# No Contact Grass Cuts



## Craigslist Hack (Jun 14, 2012)

Have any of you guys seen these? 

I just found out we have been doing a few of these all year. What happens when some dude comes home and finds my guy mowing his lawn. Will he be pleased or get a gun? It's hard to make a quick get away on a zero turn. We do not have one bullet proof weed eater.

These seem like a bad idea.


----------



## UnitedFieldInspections (Dec 20, 2012)

probably to cure violations or close to it anyway.I wouldn't even do it.


----------



## Zuse (Nov 17, 2012)

Im sure you have a enough work not to expose your people to this kind of danger.

I know i wouldn't touch it, people are crazy now a days, I could see theft charges in your future.

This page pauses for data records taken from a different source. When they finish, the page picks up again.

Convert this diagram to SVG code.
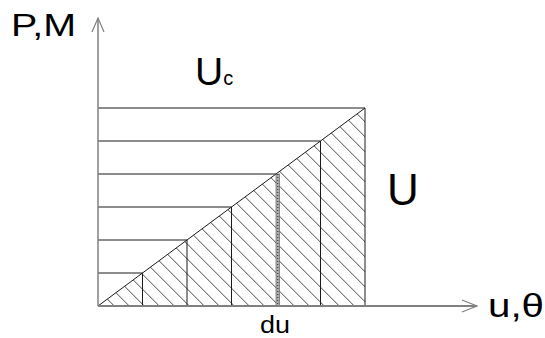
<svg xmlns="http://www.w3.org/2000/svg" width="545" height="338" viewBox="0 0 545 338">
<style>
  .lbl { font-family: "Liberation Sans", Arial, sans-serif; fill: #000; }
  .axis { stroke: #808080; fill: none; }
  .grid { stroke: #1a1a1a; stroke-width: 1; fill: none; }
  .hatch { stroke: #4a4a4a; stroke-width: 1; }
</style>
<defs>
  <pattern id="hatchPat" patternUnits="userSpaceOnUse" x="3.3" y="0" width="15" height="15">
    <path class="hatch" d="M-2,-2 L17,17 M-2,13 L2,17 M13,-2 L17,2"/>
  </pattern>
</defs>
<rect width="545" height="338" fill="#fff"/>

<g id="hatched-area">
  <polygon points="98,306 365,108 365,306" fill="url(#hatchPat)"/>
</g>

<g id="grid-lines">
  <line class="grid" x1="98" y1="108" x2="365" y2="108"/>
  <line class="grid" x1="98" y1="141" x2="320.5" y2="141"/>
  <line class="grid" x1="98" y1="174" x2="276" y2="174"/>
  <line class="grid" x1="98" y1="207" x2="231.5" y2="207"/>
  <line class="grid" x1="98" y1="240" x2="187" y2="240"/>
  <line class="grid" x1="98" y1="273" x2="142.5" y2="273"/>
  <line class="grid" x1="98" y1="306" x2="365" y2="108"/>
  <line class="grid" x1="142.5" y1="273" x2="142.5" y2="306"/>
  <line class="grid" x1="187" y1="240" x2="187" y2="306"/>
  <line class="grid" x1="231.5" y1="207" x2="231.5" y2="306"/>
  <line class="grid" x1="320.5" y1="141" x2="320.5" y2="306"/>
  <line class="grid" x1="365" y1="108" x2="365" y2="306"/>
</g>

<g id="du-strip">
  <rect x="276" y="174" width="3.5" height="132" fill="#b0b0b0" stroke="#666" stroke-width="0.7"/>
  <line x1="277.8" y1="174" x2="277.8" y2="306" stroke="#222" stroke-width="1" stroke-dasharray="1 2"/>
</g>

<g id="axes">
  <line class="axis" x1="98" y1="18" x2="98" y2="306" stroke-width="1.5"/>
  <polyline class="axis" points="92,32 98,18 104,32" stroke-width="1.2"/>
  <line class="axis" x1="98" y1="306" x2="477" y2="306" stroke-width="2"/>
  <polyline class="axis" points="462,300 477,306 462,312" stroke-width="1.2"/>
</g>

<g id="labels">
  <text class="lbl" x="11" y="36" font-size="32" textLength="65" lengthAdjust="spacingAndGlyphs">P,M</text>
  <text class="lbl" x="195" y="85" font-size="39">U<tspan font-size="20">c</tspan></text>
  <text class="lbl" x="387" y="205" font-size="44">U</text>
  <text class="lbl" x="260" y="333" font-size="23" textLength="30" lengthAdjust="spacingAndGlyphs">du</text>
  <text class="lbl" x="488" y="317" font-size="34" textLength="56" lengthAdjust="spacingAndGlyphs">u,θ</text>
</g>
</svg>
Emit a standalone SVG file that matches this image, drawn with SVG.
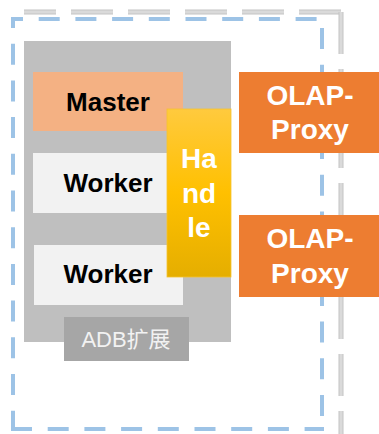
<svg xmlns="http://www.w3.org/2000/svg" width="379" height="434" viewBox="0 0 379 434">
  <style>
    .box-text { font-family: "Liberation Sans", "Noto Sans CJK SC", sans-serif; font-weight: bold; text-anchor: middle; }
    .dark { fill: #000000; font-size: 26px; }
    .light { fill: #FFFFFF; font-size: 28px; }
    .blue-dash { stroke: #9DC3E6; stroke-width: 4; fill: none; stroke-dasharray: 21 15.7; }
  </style>
  <defs>
    <linearGradient id="handleFill" x1="0" y1="0" x2="0" y2="1">
      <stop offset="0" stop-color="#FFCA3E"/>
      <stop offset="0.5" stop-color="#FFC000"/>
      <stop offset="1" stop-color="#E5AE00"/>
    </linearGradient>
  </defs>
  <rect width="379" height="434" fill="#FFFFFF"/>

  <!-- outer boundaries -->
  <g id="connectors">
    <g id="gray-boundary" fill="none" stroke-dasharray="42 15">
      <path d="M341 12 H24" stroke="#C4C4C4" stroke-width="5"/>
      <path d="M341 12 H24" stroke="#DADADA" stroke-width="3"/>
      <path d="M341 12 V440" stroke="#C4C4C4" stroke-width="5"/>
      <path d="M341 12 V440" stroke="#DADADA" stroke-width="3"/>
    </g>
    <g id="blue-boundary">
      <path class="blue-dash" d="M11 19 H324" stroke-dashoffset="9"/>
      <path class="blue-dash" d="M13 17 V431" stroke-dashoffset="10"/>
      <path class="blue-dash" d="M11 429 H324" stroke-dashoffset="0"/>
      <path class="blue-dash" d="M322 17 V431" stroke-dashoffset="25.7"/>
    </g>
  </g>

  <g id="adb-container">
    <rect x="24" y="41" width="207" height="301" fill="#BFBFBF"/>
  </g>

  <g id="master">
    <rect x="33" y="72" width="150" height="59" fill="#F4B183"/>
    <text class="box-text dark" x="108" y="111">Master</text>
  </g>

  <g id="worker-1">
    <rect x="33" y="153" width="150" height="60" fill="#F2F2F2"/>
    <text class="box-text dark" x="108" y="192">Worker</text>
  </g>

  <g id="worker-2">
    <rect x="34" y="245" width="149" height="60" fill="#F2F2F2"/>
    <text class="box-text dark" x="108" y="283">Worker</text>
  </g>

  <g id="handle">
    <rect x="167" y="109" width="64" height="168" fill="url(#handleFill)" stroke="#F5C330" stroke-width="0.8"/>
    <text class="box-text light" x="199" y="168">Ha</text>
    <text class="box-text light" x="199" y="203">nd</text>
    <text class="box-text light" x="199" y="237">le</text>
  </g>

  <g id="adb-label">
    <rect x="64" y="317" width="125" height="44" fill="#A6A6A6"/>
    <text x="126" y="347" font-family="Liberation Sans, Noto Sans CJK SC, sans-serif" font-size="22" fill="#F2F2F2" text-anchor="middle">ADB扩展</text>
  </g>

  <g id="olap-proxy-1">
    <rect x="239" y="72" width="140" height="81" fill="#ED7D31"/>
    <text class="box-text light" x="310" y="105">OLAP-</text>
    <text class="box-text light" x="310" y="139">Proxy</text>
  </g>

  <g id="olap-proxy-2">
    <rect x="239" y="215" width="140" height="82" fill="#ED7D31"/>
    <text class="box-text light" x="310" y="248">OLAP-</text>
    <text class="box-text light" x="310" y="283">Proxy</text>
  </g>
</svg>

Even if there not true.


----------



## brm1109 (Sep 17, 2012)

We had some in the past where people were living in the house but that was because they were investment properties. We have also had ones where we get there and the property is occupied. Those we just say occupied and move on. I would think it would be like doing an initial secure, if occupied then no work is done.


----------



## Craigslist Hack (Jun 14, 2012)

Zuse said:


> Im sure you have a enough work not to expose your people to this kind of danger.
> 
> I know i wouldn't touch it, people are crazy now a days, I could see theft charges in your future. Even if there not true.



We are slammed with work and I have no intention of doing anymore of these. My office people just issued them like a regular order. I saw one and was like Whiskey Tango Foxtrot????


----------



## Zuse (Nov 17, 2012)

Craigslist Hack said:


> We are slammed with work and I have no intention of doing anymore of these. My office people just issued them like a regular order. I saw one and was like Whiskey Tango Foxtrot????


Yep.. work has just exploded!... crazy i know, Those clowns at our favorite company called again, i was vary nice this time. I told them i would think about it. same old same old. looks like their crews and a regional cant handle all the volume their getting now. But the truth is i cant do any more than im doing now.. Things are so much more relaxed now than it has been in along time. 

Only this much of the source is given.